Sometime during my freshman year at university (1985-86), I read an editorial in the San Francisco Chronicle suggesting that the current generation should be the last generation of humans on earth. This intrigued me because it seemed obvious to me we’d already done enough damage and perhaps the other species here could make a better go of it once we cleaned up our mess and got out of the way.
I made mention of this to a few people. My mother, if I recall rightly, found the idea distasteful to say the least. She hadn’t read much science fiction at the time, a lot of which probably influenced my agreement with the writer’s sentiments.
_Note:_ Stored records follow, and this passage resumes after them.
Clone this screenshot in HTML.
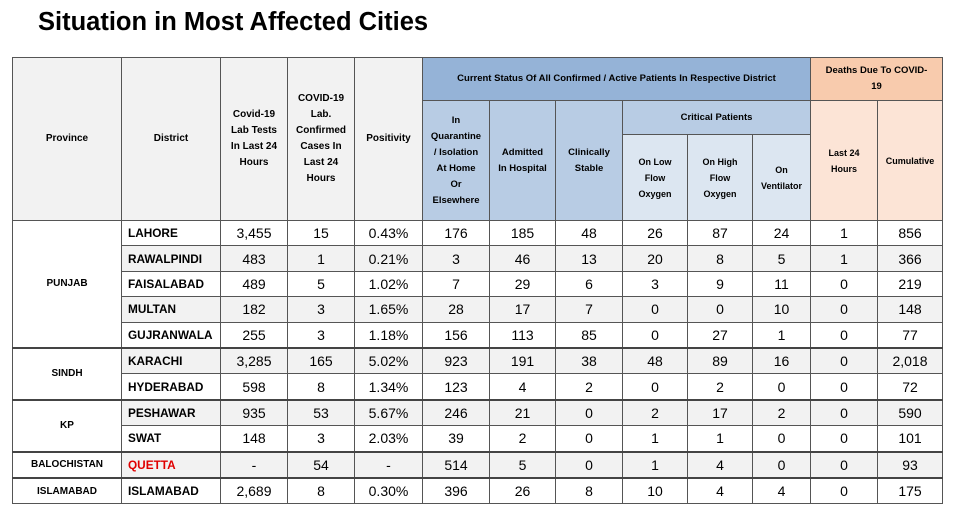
<!DOCTYPE html>
<html><head><meta charset="utf-8"><style>
body{margin:0;width:954px;height:512px;background:#fff;font-family:"Liberation Sans",sans-serif;position:relative;overflow:hidden}
h1{position:absolute;left:38px;top:8px;margin:0;font-size:25.5px;font-weight:bold;color:#000;letter-spacing:0px}
table{position:absolute;left:12px;top:57px;border-collapse:collapse;table-layout:fixed}
td{border:1px solid #555;text-align:center;padding:0;overflow:hidden}
thead td{font-size:10px;font-weight:bold;line-height:16px;background:#f2f2f2}
thead td.b1{background:#95b3d7;font-size:9.5px}
thead td.b2{background:#b8cce4;font-size:9.5px;line-height:16px}
thead td.b3{background:#dce6f1;font-size:9px;line-height:16px}
thead td.o1{background:#f8cbad;font-size:9.5px}
thead td.o2{background:#fce4d6;font-size:9px}
tbody td{height:24.4px;font-size:14px}
tbody td.d{text-align:left;padding-left:6px;font-weight:bold;font-size:11.8px;white-space:nowrap}
tbody td.p{font-weight:bold;font-size:10px;background:#fff}
tbody tr.g td{background:#f2f2f2}
tbody tr.g td.p{background:#fff}
tr.sep td{border-top:2px solid #444}
</style></head><body>
<h1>Situation in Most Affected Cities</h1>
<table>
<colgroup><col style="width:109px"><col style="width:99px"><col style="width:67px"><col style="width:67px"><col style="width:68px"><col style="width:67px"><col style="width:66px"><col style="width:67px"><col style="width:65px"><col style="width:65px"><col style="width:58px"><col style="width:67px"><col style="width:65px"></colgroup>
<thead>
<tr style="height:43px"><td rowspan="3">Province</td><td rowspan="3">District</td><td rowspan="3">Covid-19<br>Lab Tests<br>In Last 24<br>Hours</td><td rowspan="3">COVID-19<br>Lab.<br>Confirmed<br>Cases In<br>Last 24<br>Hours</td><td rowspan="3">Positivity</td><td colspan="6" class="b1">Current Status Of All Confirmed / Active Patients In Respective District</td><td colspan="2" class="o1">Deaths Due To COVID-<br>19</td></tr>
<tr style="height:34px"><td rowspan="2" class="b2">In<br>Quarantine<br>/ Isolation<br>At Home<br>Or<br>Elsewhere</td><td rowspan="2" class="b2">Admitted<br>In Hospital</td><td rowspan="2" class="b2">Clinically<br>Stable</td><td colspan="3" class="b2">Critical Patients</td><td rowspan="2" class="o2">Last 24<br>Hours</td><td rowspan="2" class="o2">Cumulative</td></tr>
<tr style="height:86px"><td class="b3">On Low<br>Flow<br>Oxygen</td><td class="b3">On High<br>Flow<br>Oxygen</td><td class="b3">On<br>Ventilator</td></tr>
</thead>
<tbody>
<tr><td rowspan="5" class="p">PUNJAB</td><td class="d">LAHORE</td><td>3,455</td><td>15</td><td>0.43%</td><td>176</td><td>185</td><td>48</td><td>26</td><td>87</td><td>24</td><td>1</td><td>856</td></tr>
<tr class="g"><td class="d">RAWALPINDI</td><td>483</td><td>1</td><td>0.21%</td><td>3</td><td>46</td><td>13</td><td>20</td><td>8</td><td>5</td><td>1</td><td>366</td></tr>
<tr><td class="d">FAISALABAD</td><td>489</td><td>5</td><td>1.02%</td><td>7</td><td>29</td><td>6</td><td>3</td><td>9</td><td>11</td><td>0</td><td>219</td></tr>
<tr class="g"><td class="d">MULTAN</td><td>182</td><td>3</td><td>1.65%</td><td>28</td><td>17</td><td>7</td><td>0</td><td>0</td><td>10</td><td>0</td><td>148</td></tr>
<tr><td class="d">GUJRANWALA</td><td>255</td><td>3</td><td>1.18%</td><td>156</td><td>113</td><td>85</td><td>0</td><td>27</td><td>1</td><td>0</td><td>77</td></tr>
<tr class="g sep"><td rowspan="2" class="p">SINDH</td><td class="d">KARACHI</td><td>3,285</td><td>165</td><td>5.02%</td><td>923</td><td>191</td><td>38</td><td>48</td><td>89</td><td>16</td><td>0</td><td>2,018</td></tr>
<tr><td class="d">HYDERABAD</td><td>598</td><td>8</td><td>1.34%</td><td>123</td><td>4</td><td>2</td><td>0</td><td>2</td><td>0</td><td>0</td><td>72</td></tr>
<tr class="g sep"><td rowspan="2" class="p">KP</td><td class="d">PESHAWAR</td><td>935</td><td>53</td><td>5.67%</td><td>246</td><td>21</td><td>0</td><td>2</td><td>17</td><td>2</td><td>0</td><td>590</td></tr>
<tr><td class="d">SWAT</td><td>148</td><td>3</td><td>2.03%</td><td>39</td><td>2</td><td>0</td><td>1</td><td>1</td><td>0</td><td>0</td><td>101</td></tr>
<tr class="g sep"><td class="p">BALOCHISTAN</td><td class="d" style="color:#e00000">QUETTA</td><td>-</td><td>54</td><td>-</td><td>514</td><td>5</td><td>0</td><td>1</td><td>4</td><td>0</td><td>0</td><td>93</td></tr>
<tr class="sep"><td class="p">ISLAMABAD</td><td class="d">ISLAMABAD</td><td>2,689</td><td>8</td><td>0.30%</td><td>396</td><td>26</td><td>8</td><td>10</td><td>4</td><td>4</td><td>0</td><td>175</td></tr>
</tbody>
</table>
</body></html>
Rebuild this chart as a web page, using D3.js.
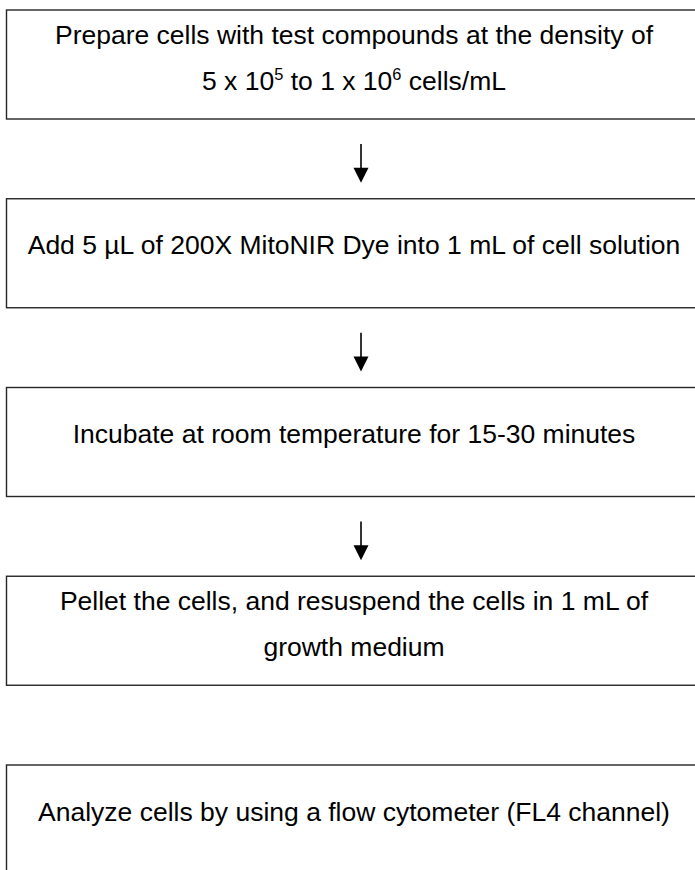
<!DOCTYPE html>
<html>
<head>
<meta charset="utf-8">
<script src="https://cdn.jsdelivr.net/npm/d3@7"></script>
<style>
html,body{margin:0;padding:0;background:#fff;}
svg{display:block;}
</style>
</head>
<body>
<svg id="chart" width="695" height="870"></svg>
<script>
// Flowchart steps (each step = list of lines; superscripts marked with ^{...})
const stepLines = [
  ["Prepare cells with test compounds at the density of", "5 x 10^{5} to 1 x 10^{6} cells/mL"],
  ["Add 5 µL of 200X MitoNIR Dye into 1 mL of cell solution"],
  ["Incubate at room temperature for 15-30 minutes"],
  ["Pellet the cells, and resuspend the cells in 1 mL of", "growth medium"],
  ["Analyze cells by using a flow cytometer (FL4 channel)"]
];
// arrows connect step i -> i+1 (no arrow before the last step)
const arrowLinks = [[0,1],[1,2],[2,3]];

const W = 695, H = 870;
const svg = d3.select("#chart");

const boxLeft = 6.5, boxRight = 702, boxH = 109;
const yScale = d3.scaleLinear().domain([0, 4]).range([10, 765]);
const cx = 354;
const arrowX = 361;
const fontSize = 26.5;

const g = svg.append("g");

stepLines.forEach((lines, i) => {
  const top = yScale(i);
  g.append("rect")
    .attr("x", boxLeft).attr("y", top)
    .attr("width", boxRight - boxLeft).attr("height", boxH)
    .attr("fill", "none").attr("stroke", "#262626").attr("stroke-width", 1.4);
  const baselines = lines.length === 2 ? [top + 34, top + 80] : [top + 55.5];
  lines.forEach((ln, j) => {
    const t = g.append("text")
      .attr("x", cx).attr("y", baselines[j])
      .attr("text-anchor", "middle")
      .attr("font-family", "Liberation Sans, Arial, sans-serif")
      .attr("font-size", fontSize)
      .attr("fill", "#000");
    const parts = ln.split(/(\^\{[^}]*\})/).filter(p => p);
    let pendingDy = 0;
    parts.forEach(p => {
      const m = p.match(/^\^\{([^}]*)\}$/);
      if (m) {
        t.append("tspan").attr("font-size", fontSize * 0.62).attr("dy", -10).text(m[1]);
        pendingDy = 10;
      } else {
        const ts = t.append("tspan").text(p);
        if (pendingDy) { ts.attr("dy", pendingDy); pendingDy = 0; }
      }
    });
  });
});

arrowLinks.forEach(([a, b]) => {
  const y0 = yScale(a) + boxH + 25;
  const tip = yScale(b) - 16;
  const headH = 15, headW = 15;
  g.append("line")
    .attr("x1", arrowX).attr("x2", arrowX)
    .attr("y1", y0).attr("y2", tip - headH + 1)
    .attr("stroke", "#000").attr("stroke-width", 1.6);
  g.append("path")
    .attr("d", `M${arrowX - headW/2},${tip - headH} L${arrowX + headW/2},${tip - headH} L${arrowX},${tip} Z`)
    .attr("fill", "#000");
});
</script>
</body>
</html>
In the intervening years, I’ve occasionally tried to find the editorial in question, with no success. Recently, though, I read a letter to the New Yorker which made reference to the Voluntary Human Extinction Movement. Ah. That would be the group. It’s not hard to believe that the whole thing could be just one person who occasionally sends out a newsletter.
So I’m thinking about this in the context of compassion and doing right by the earth and those halcyon days when our population was only three or four billion. The image below is from the July 1975 issue of Mad magazine. Current population, 45 years later? 7.7 billion.
Occasionally I hear people talk about healing the earth. Usually in the form of a platitude on a bumper sticker or t-shirt. This makes the person with the platitude feel better, If this is a form of virtue signaling (I’ve always been a little unclear on that concept), I’m still okay with the sentiment, regardless of whether it leads to concrete action. What gets me is the response one sometimes hears, that the Earth has been through worse and will heal itself.
This may be true, but we’re wiping out species at an astounding rate and can’t seem, as nations to stop being cruel (the US rolling back rules on national park exploitation, for example). And, it’s an attitude that absolves corporations and municipalities from their responsibilities as stewards of the earth and as stewards of various populations. Flint, Michigan and its drinking water issue – several years later, still not solved, for another example. The attitude that the earth will heal itself doesn’t absolve us of turning the oceans, once teeming with life, into garbage dumps, fished out. In his recollections of the Kon-Tiki expedition, Thor Heyerdahl shares over and over again how easy it was to survive in the middle of the Pacific Ocean on the fish that were in abundance. I think he’d be horrified today of the state of large swaths of that ocean.
What is it about these times that sets it all up as a zero sum game?
I keep saying it: No one gets out alive as an individual. This much we know, but do we have to take half or more of the earth’s species with us? We seem to have no restrictions on the amount of cruelty we’re willing to exert on other people, species – yes, a lot of us are good, but as a species, we prove ourselves incapable of making the place better for the next generation. Or even to maintain a baseline for this one. The number of people who are going to die as current trends continue – fires, lack of insects, dropping levels of protein in rice, dropping levels of ice – it’s something we seemed to be inured to. It’s okay to leave what’s left to the next species to come up. We’ve proved ourselves unworthy.
Is voluntary human extinction an instance of compassion for the rest of the planet? There’s a cynical part of me that says absolutely, because I’m not sure we’re likely to contribute anything meaningful in the greater universe, should we make it off this planet before wiping it out entirely. I’ve had friends argue that the art we create shouldn’t be lost. I hate to think that so much won’t be appreciated by later generations, but there’s so much that’s not appreciated by this generation. First world problem, that.
And anyone advocating this must be able to examine the question: How would I feel to be the last one remaining, the one left to turn out the lights on Homo Sapiens? I’d like to believe I could lie down having done the job well. But the thought also terrifies me.